But behind that cottage curtain, at any rate, a new and prophetic life had begun. I cannot foretell that child's future, but I know something of its past. The boy may grow up into a criminal, the woman into an outcast, yet the baby was beloved. It came "not in utter nakedness." It found itself heir of the two prime essentials of existence,--life and love. Its first possession was a woman's kiss; and in that heritage the most important need of its career was guaranteed. "An ounce of mother," says the Spanish proverb, "is worth a pound of clergy." Jean Paul says that in life every successive influence affects us less and less, so that the circumnavigator of the globe is less influenced by all the nations he has seen than by his nurse. Well may the child imbibe that reverence for motherhood which is the first need of man.
Where woman is most a slave, she is at least sacred to her son.
The Turkish Sultan must prostrate himself at the door of his mother's apartments, and were he known to have insulted her, it would make his throne tremble. Among the savage African Touaricks, if two parents disagree, it is to the mother that the child's obedience belongs. Over the greater part of the earth's surface, the foremost figures in all temples are the Mother and Child. Christian and Buddhist nations, numbering together two thirds of the world's population, unite in this worship. Into the secrets of the ritual that baby in the window had already received initiation.
And how much spiritual influence may in turn have gone forth from that little one! The coarsest father gains a new impulse to labor from the moment of his baby's birth; he scarcely sees it when awake, and yet it is with him all the time. Every stroke he strikes is for his child. New social aims, new moral motives, come vaguely up to him. The London costermonger told Mayhew that he thought every man would like his son or daughter to have a better start in the world than his own. After all, there is no tonic like the affections. Philosophers express wonder that the divine laws should give to some young girl, almost a child, the custody of an immortal soul. But what instruction the baby brings to the mother! She learns patience, self-control, endurance; her very arm grows strong, so that she can hold the dear burden longer than the father can. She learns to understand character, too, by dealing with it. "In training my first children," said a wise mother to me, "I thought that all were born just the same, and that I was wholly responsible for what they should become. Ilearned by degrees that each had a temperament of its own, which I must study before I could teach it." And thus, as the little ones grow older, their dawning instincts guide those of the parents; their questions suggest new answers, and to have loved them is a liberal education.

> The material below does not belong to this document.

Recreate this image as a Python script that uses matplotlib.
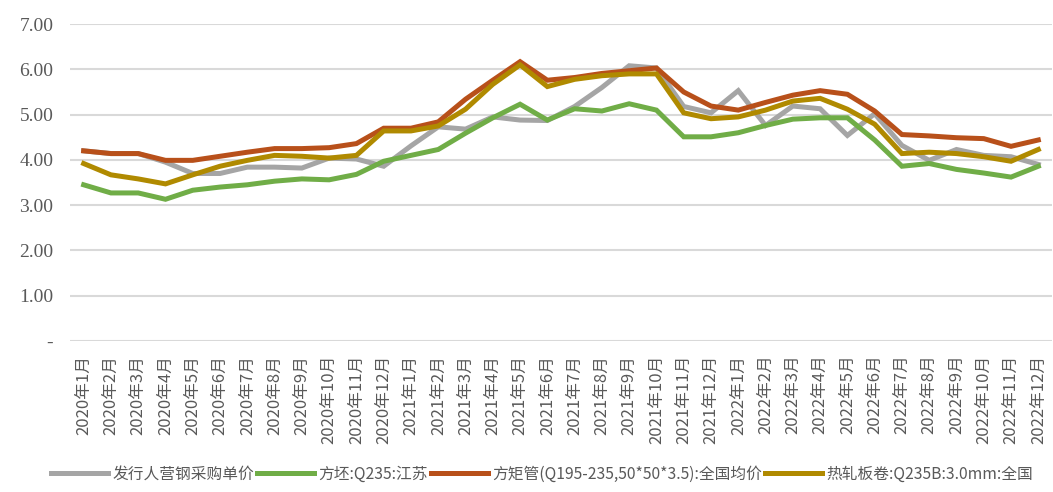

For the height of heights is love. The philosopher dries into a skeleton like that he investigates, unless love teaches him. He is blind among his microscopes, unless he sees in the humblest human soul a revelation that dwarfs all the world beside. While he grows gray in ignorance among his crucibles, every girlish mother is being illuminated by every kiss of her child. That house is so far sacred, which holds within its walls this new-born heir of eternity. But to dwell on these high mysteries would take us into depths beyond the present needs of mother or of infant, and it is better that the greater part of the baby-life should be that of an animated toy.
Perhaps it is well for all of us that we should live mostly on the surfaces of things and should play with life, to avoid taking it too hard. In a nursery the youngest child is a little more than a doll, and the doll is a little less than a child. What spell does fancy weave on earth like that which the one of these small beings performs for the other? This battered and tattered doll, this shapeless, featureless, possibly legless creature, whose mission it is to be dragged by one arm, or stood upon its head in the bathing-tub, until it finally reverts to the rag-bag whence it came,--what an affluence of breathing life is thrown around it by one touch of dawning imagination! Its little mistress will find all joy unavailing without its sympathetic presence, will confide every emotion to its pen-and-ink ears, and will weep passionate tears if its extremely soiled person is pricked when its clothes are mended. What psychologist, what student of the human heart, has ever applied his subtile analysis to the emotions of a child toward her doll?
I read lately the charming autobiography of a little girl of eight years, written literally from her own dictation. Since "Pet Marjorie" I have seen no such actual self-revelation on the part of a child. In the course of her narration she describes, with great precision and correctness, the travels of the family through Europe in the preceding year, assigning usually the place of importance to her doll, who appears simply as "My Baby."Nothing can be more grave, more accurate, more serious than the whole history, but nothing in it seems quite so real and alive as the doll. "When we got to Nice, I was sick. The next morning the doctor came, and he said I had something that was very much like scarlet fever. Then I had Annie take care of baby, and keep her away, for I was afraid she would get the fever. She used to cry to come to me, but I knew it wouldn't be good for her."What firm judgment is here, what tenderness without weakness, what discreet motherhood! When Christmas came, it appears that baby hung up her stocking with the rest. Her devoted parent had bought for her a slate with a real pencil. Others provided thimble and scissors and bodkin and a spool of thread, and a travelling-shawl with a strap, and a cap with tarletan ruffles.